» **REQUIREMENTS**
Repeat the listing that follows, character for character, minus the pictures.

» **SUPPLIED DATA**
** Start **

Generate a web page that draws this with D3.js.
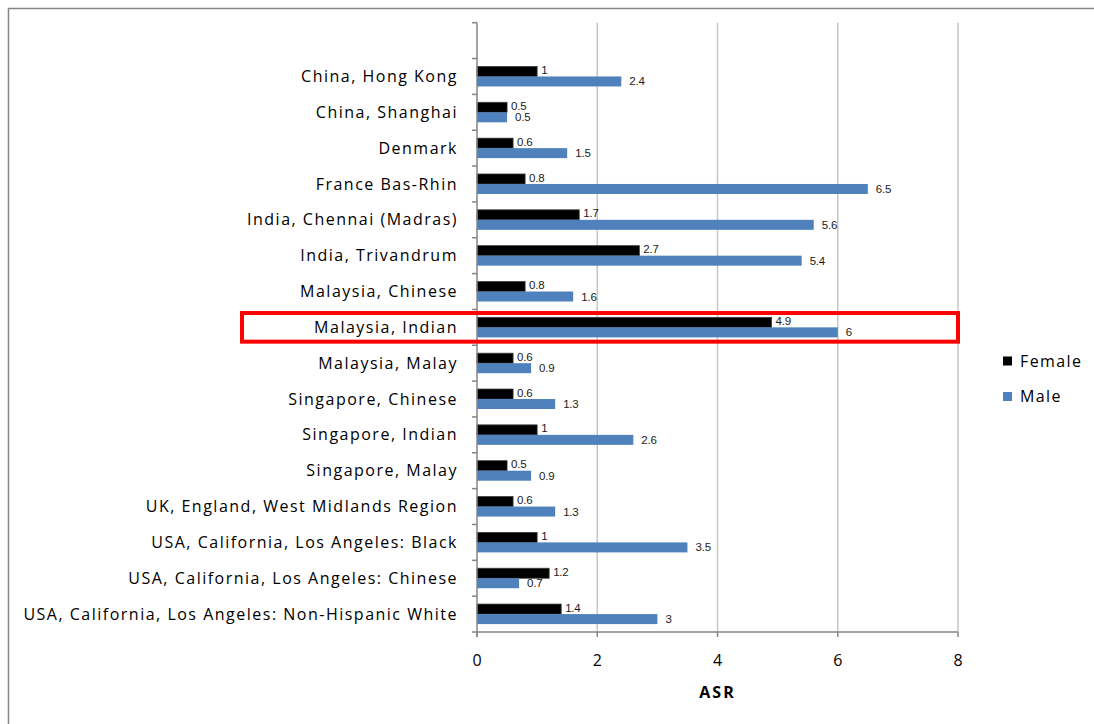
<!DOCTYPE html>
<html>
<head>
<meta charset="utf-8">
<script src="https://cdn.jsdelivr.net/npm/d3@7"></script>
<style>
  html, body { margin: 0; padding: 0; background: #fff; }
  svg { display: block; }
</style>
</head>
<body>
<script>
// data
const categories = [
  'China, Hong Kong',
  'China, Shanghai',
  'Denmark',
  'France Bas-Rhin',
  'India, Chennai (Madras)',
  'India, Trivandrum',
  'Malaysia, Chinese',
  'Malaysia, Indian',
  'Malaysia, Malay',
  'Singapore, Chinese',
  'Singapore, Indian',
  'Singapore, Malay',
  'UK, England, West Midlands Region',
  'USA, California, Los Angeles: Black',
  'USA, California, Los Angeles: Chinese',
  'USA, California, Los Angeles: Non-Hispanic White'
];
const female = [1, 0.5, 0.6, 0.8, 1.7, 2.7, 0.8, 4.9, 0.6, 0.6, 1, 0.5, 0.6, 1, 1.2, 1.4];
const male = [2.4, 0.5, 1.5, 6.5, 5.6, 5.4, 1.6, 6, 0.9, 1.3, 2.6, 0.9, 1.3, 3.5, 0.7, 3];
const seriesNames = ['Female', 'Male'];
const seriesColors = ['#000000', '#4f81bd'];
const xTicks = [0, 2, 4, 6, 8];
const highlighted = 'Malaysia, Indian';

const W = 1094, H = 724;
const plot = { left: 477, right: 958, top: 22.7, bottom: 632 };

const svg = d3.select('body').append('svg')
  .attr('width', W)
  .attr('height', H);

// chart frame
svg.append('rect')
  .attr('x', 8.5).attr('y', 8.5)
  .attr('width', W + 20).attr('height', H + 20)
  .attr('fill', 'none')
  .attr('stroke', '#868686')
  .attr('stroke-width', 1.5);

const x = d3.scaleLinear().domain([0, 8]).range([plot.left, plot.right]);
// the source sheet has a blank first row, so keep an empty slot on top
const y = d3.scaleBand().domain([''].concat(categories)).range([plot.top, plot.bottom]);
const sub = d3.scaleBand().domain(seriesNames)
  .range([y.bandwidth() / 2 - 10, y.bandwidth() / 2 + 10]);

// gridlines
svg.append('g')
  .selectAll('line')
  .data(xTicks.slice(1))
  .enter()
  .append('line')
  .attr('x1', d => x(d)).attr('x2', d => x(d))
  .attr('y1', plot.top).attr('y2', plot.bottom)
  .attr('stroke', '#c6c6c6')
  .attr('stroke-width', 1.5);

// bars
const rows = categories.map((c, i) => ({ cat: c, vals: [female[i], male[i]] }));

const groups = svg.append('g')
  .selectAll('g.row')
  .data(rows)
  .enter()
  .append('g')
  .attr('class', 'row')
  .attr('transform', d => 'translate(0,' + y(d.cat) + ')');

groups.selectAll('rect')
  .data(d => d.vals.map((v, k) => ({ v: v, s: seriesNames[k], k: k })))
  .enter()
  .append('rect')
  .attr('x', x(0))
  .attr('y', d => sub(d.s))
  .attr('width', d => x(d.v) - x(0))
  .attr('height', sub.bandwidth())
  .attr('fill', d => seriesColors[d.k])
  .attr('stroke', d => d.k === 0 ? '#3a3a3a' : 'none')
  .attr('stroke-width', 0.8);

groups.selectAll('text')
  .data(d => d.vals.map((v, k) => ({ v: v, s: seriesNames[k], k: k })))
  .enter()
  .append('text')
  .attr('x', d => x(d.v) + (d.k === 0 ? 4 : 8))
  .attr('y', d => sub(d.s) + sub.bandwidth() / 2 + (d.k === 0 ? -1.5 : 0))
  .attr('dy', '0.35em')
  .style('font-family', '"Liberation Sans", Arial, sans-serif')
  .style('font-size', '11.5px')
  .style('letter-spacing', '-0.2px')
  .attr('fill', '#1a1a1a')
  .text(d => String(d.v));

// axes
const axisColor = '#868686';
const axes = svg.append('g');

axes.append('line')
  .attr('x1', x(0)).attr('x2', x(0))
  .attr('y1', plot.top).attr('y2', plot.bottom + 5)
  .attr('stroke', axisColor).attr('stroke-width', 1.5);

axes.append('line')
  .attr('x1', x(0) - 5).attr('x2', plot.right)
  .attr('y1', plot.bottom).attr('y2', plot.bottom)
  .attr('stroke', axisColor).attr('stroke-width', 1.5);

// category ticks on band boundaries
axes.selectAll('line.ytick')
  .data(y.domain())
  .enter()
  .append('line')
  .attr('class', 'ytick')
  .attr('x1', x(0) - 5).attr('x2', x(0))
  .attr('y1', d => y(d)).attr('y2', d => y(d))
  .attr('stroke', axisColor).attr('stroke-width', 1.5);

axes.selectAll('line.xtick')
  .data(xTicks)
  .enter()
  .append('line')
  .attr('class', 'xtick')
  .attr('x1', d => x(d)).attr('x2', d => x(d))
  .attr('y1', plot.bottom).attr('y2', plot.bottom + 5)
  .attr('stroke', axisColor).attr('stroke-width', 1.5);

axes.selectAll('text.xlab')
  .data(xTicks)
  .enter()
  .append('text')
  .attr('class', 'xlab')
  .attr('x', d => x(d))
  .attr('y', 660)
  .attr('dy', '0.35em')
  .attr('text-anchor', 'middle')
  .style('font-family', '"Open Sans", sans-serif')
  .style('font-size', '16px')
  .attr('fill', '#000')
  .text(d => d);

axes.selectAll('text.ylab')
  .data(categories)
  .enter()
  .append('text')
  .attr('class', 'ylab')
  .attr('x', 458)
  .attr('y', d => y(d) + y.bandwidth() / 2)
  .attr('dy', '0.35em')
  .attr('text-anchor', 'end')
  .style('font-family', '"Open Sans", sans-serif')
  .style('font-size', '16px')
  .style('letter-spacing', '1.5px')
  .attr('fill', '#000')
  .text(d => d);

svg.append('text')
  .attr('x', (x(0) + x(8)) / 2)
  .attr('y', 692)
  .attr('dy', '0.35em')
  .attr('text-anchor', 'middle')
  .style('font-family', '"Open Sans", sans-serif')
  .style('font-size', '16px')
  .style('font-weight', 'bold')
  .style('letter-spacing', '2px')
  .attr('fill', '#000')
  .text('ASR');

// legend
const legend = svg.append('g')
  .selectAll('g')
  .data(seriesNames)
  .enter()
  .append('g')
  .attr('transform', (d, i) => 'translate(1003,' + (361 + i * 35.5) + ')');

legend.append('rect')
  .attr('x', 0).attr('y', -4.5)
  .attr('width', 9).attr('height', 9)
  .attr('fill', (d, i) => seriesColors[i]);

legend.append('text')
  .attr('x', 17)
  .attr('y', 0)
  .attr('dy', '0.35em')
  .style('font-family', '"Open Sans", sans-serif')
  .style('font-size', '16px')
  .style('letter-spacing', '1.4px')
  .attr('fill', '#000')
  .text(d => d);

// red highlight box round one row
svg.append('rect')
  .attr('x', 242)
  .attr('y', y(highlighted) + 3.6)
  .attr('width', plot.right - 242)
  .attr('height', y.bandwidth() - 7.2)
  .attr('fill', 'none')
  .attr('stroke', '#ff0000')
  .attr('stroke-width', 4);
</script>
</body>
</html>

** End **

» **CORRECT RESULT**
Generate a web page that draws this with D3.js.
<!DOCTYPE html>
<html>
<head>
<meta charset="utf-8">
<script src="https://cdn.jsdelivr.net/npm/d3@7"></script>
<style>
  html, body { margin: 0; padding: 0; background: #fff; }
  svg { display: block; }
</style>
</head>
<body>
<script>
// data
const categories = [
  'China, Hong Kong',
  'China, Shanghai',
  'Denmark',
  'France Bas-Rhin',
  'India, Chennai (Madras)',
  'India, Trivandrum',
  'Malaysia, Chinese',
  'Malaysia, Indian',
  'Malaysia, Malay',
  'Singapore, Chinese',
  'Singapore, Indian',
  'Singapore, Malay',
  'UK, England, West Midlands Region',
  'USA, California, Los Angeles: Black',
  'USA, California, Los Angeles: Chinese',
  'USA, California, Los Angeles: Non-Hispanic White'
];
const female = [1, 0.5, 0.6, 0.8, 1.7, 2.7, 0.8, 4.9, 0.6, 0.6, 1, 0.5, 0.6, 1, 1.2, 1.4];
const male = [2.4, 0.5, 1.5, 6.5, 5.6, 5.4, 1.6, 6, 0.9, 1.3, 2.6, 0.9, 1.3, 3.5, 0.7, 3];
const seriesNames = ['Female', 'Male'];
const seriesColors = ['#000000', '#4f81bd'];
const xTicks = [0, 2, 4, 6, 8];
const highlighted = 'Malaysia, Indian';

const W = 1094, H = 724;
const plot = { left: 477, right: 958, top: 22.7, bottom: 632 };

const svg = d3.select('body').append('svg')
  .attr('width', W)
  .attr('height', H);

// chart frame
svg.append('rect')
  .attr('x', 8.5).attr('y', 8.5)
  .attr('width', W + 20).attr('height', H + 20)
  .attr('fill', 'none')
  .attr('stroke', '#868686')
  .attr('stroke-width', 1.5);

const x = d3.scaleLinear().domain([0, 8]).range([plot.left, plot.right]);
// the source sheet has a blank first row, so keep an empty slot on top
const y = d3.scaleBand().domain([''].concat(categories)).range([plot.top, plot.bottom]);
const sub = d3.scaleBand().domain(seriesNames)
  .range([y.bandwidth() / 2 - 10, y.bandwidth() / 2 + 10]);

// gridlines
svg.append('g')
  .selectAll('line')
  .data(xTicks.slice(1))
  .enter()
  .append('line')
  .attr('x1', d => x(d)).attr('x2', d => x(d))
  .attr('y1', plot.top).attr('y2', plot.bottom)
  .attr('stroke', '#c6c6c6')
  .attr('stroke-width', 1.5);

// bars
const rows = categories.map((c, i) => ({ cat: c, vals: [female[i], male[i]] }));

const groups = svg.append('g')
  .selectAll('g.row')
  .data(rows)
  .enter()
  .append('g')
  .attr('class', 'row')
  .attr('transform', d => 'translate(0,' + y(d.cat) + ')');

groups.selectAll('rect')
  .data(d => d.vals.map((v, k) => ({ v: v, s: seriesNames[k], k: k })))
  .enter()
  .append('rect')
  .attr('x', x(0))
  .attr('y', d => sub(d.s))
  .attr('width', d => x(d.v) - x(0))
  .attr('height', sub.bandwidth())
  .attr('fill', d => seriesColors[d.k])
  .attr('stroke', d => d.k === 0 ? '#3a3a3a' : 'none')
  .attr('stroke-width', 0.8);

groups.selectAll('text')
  .data(d => d.vals.map((v, k) => ({ v: v, s: seriesNames[k], k: k })))
  .enter()
  .append('text')
  .attr('x', d => x(d.v) + (d.k === 0 ? 4 : 8))
  .attr('y', d => sub(d.s) + sub.bandwidth() / 2 + (d.k === 0 ? -1.5 : 0))
  .attr('dy', '0.35em')
  .style('font-family', '"Liberation Sans", Arial, sans-serif')
  .style('font-size', '11.5px')
  .style('letter-spacing', '-0.2px')
  .attr('fill', '#1a1a1a')
  .text(d => String(d.v));

// axes
const axisColor = '#868686';
const axes = svg.append('g');

axes.append('line')
  .attr('x1', x(0)).attr('x2', x(0))
  .attr('y1', plot.top).attr('y2', plot.bottom + 5)
  .attr('stroke', axisColor).attr('stroke-width', 1.5);

axes.append('line')
  .attr('x1', x(0) - 5).attr('x2', plot.right)
  .attr('y1', plot.bottom).attr('y2', plot.bottom)
  .attr('stroke', axisColor).attr('stroke-width', 1.5);

// category ticks on band boundaries
axes.selectAll('line.ytick')
  .data(y.domain())
  .enter()
  .append('line')
  .attr('class', 'ytick')
  .attr('x1', x(0) - 5).attr('x2', x(0))
  .attr('y1', d => y(d)).attr('y2', d => y(d))
  .attr('stroke', axisColor).attr('stroke-width', 1.5);

axes.selectAll('line.xtick')
  .data(xTicks)
  .enter()
  .append('line')
  .attr('class', 'xtick')
  .attr('x1', d => x(d)).attr('x2', d => x(d))
  .attr('y1', plot.bottom).attr('y2', plot.bottom + 5)
  .attr('stroke', axisColor).attr('stroke-width', 1.5);

axes.selectAll('text.xlab')
  .data(xTicks)
  .enter()
  .append('text')
  .attr('class', 'xlab')
  .attr('x', d => x(d))
  .attr('y', 660)
  .attr('dy', '0.35em')
  .attr('text-anchor', 'middle')
  .style('font-family', '"Open Sans", sans-serif')
  .style('font-size', '16px')
  .attr('fill', '#000')
  .text(d => d);

axes.selectAll('text.ylab')
  .data(categories)
  .enter()
  .append('text')
  .attr('class', 'ylab')
  .attr('x', 458)
  .attr('y', d => y(d) + y.bandwidth() / 2)
  .attr('dy', '0.35em')
  .attr('text-anchor', 'end')
  .style('font-family', '"Open Sans", sans-serif')
  .style('font-size', '16px')
  .style('letter-spacing', '1.5px')
  .attr('fill', '#000')
  .text(d => d);

svg.append('text')
  .attr('x', (x(0) + x(8)) / 2)
  .attr('y', 692)
  .attr('dy', '0.35em')
  .attr('text-anchor', 'middle')
  .style('font-family', '"Open Sans", sans-serif')
  .style('font-size', '16px')
  .style('font-weight', 'bold')
  .style('letter-spacing', '2px')
  .attr('fill', '#000')
  .text('ASR');

// legend
const legend = svg.append('g')
  .selectAll('g')
  .data(seriesNames)
  .enter()
  .append('g')
  .attr('transform', (d, i) => 'translate(1003,' + (361 + i * 35.5) + ')');

legend.append('rect')
  .attr('x', 0).attr('y', -4.5)
  .attr('width', 9).attr('height', 9)
  .attr('fill', (d, i) => seriesColors[i]);

legend.append('text')
  .attr('x', 17)
  .attr('y', 0)
  .attr('dy', '0.35em')
  .style('font-family', '"Open Sans", sans-serif')
  .style('font-size', '16px')
  .style('letter-spacing', '1.4px')
  .attr('fill', '#000')
  .text(d => d);

// red highlight box round one row
svg.append('rect')
  .attr('x', 242)
  .attr('y', y(highlighted) + 3.6)
  .attr('width', plot.right - 242)
  .attr('height', y.bandwidth() - 7.2)
  .attr('fill', 'none')
  .attr('stroke', '#ff0000')
  .attr('stroke-width', 4);
</script>
</body>
</html>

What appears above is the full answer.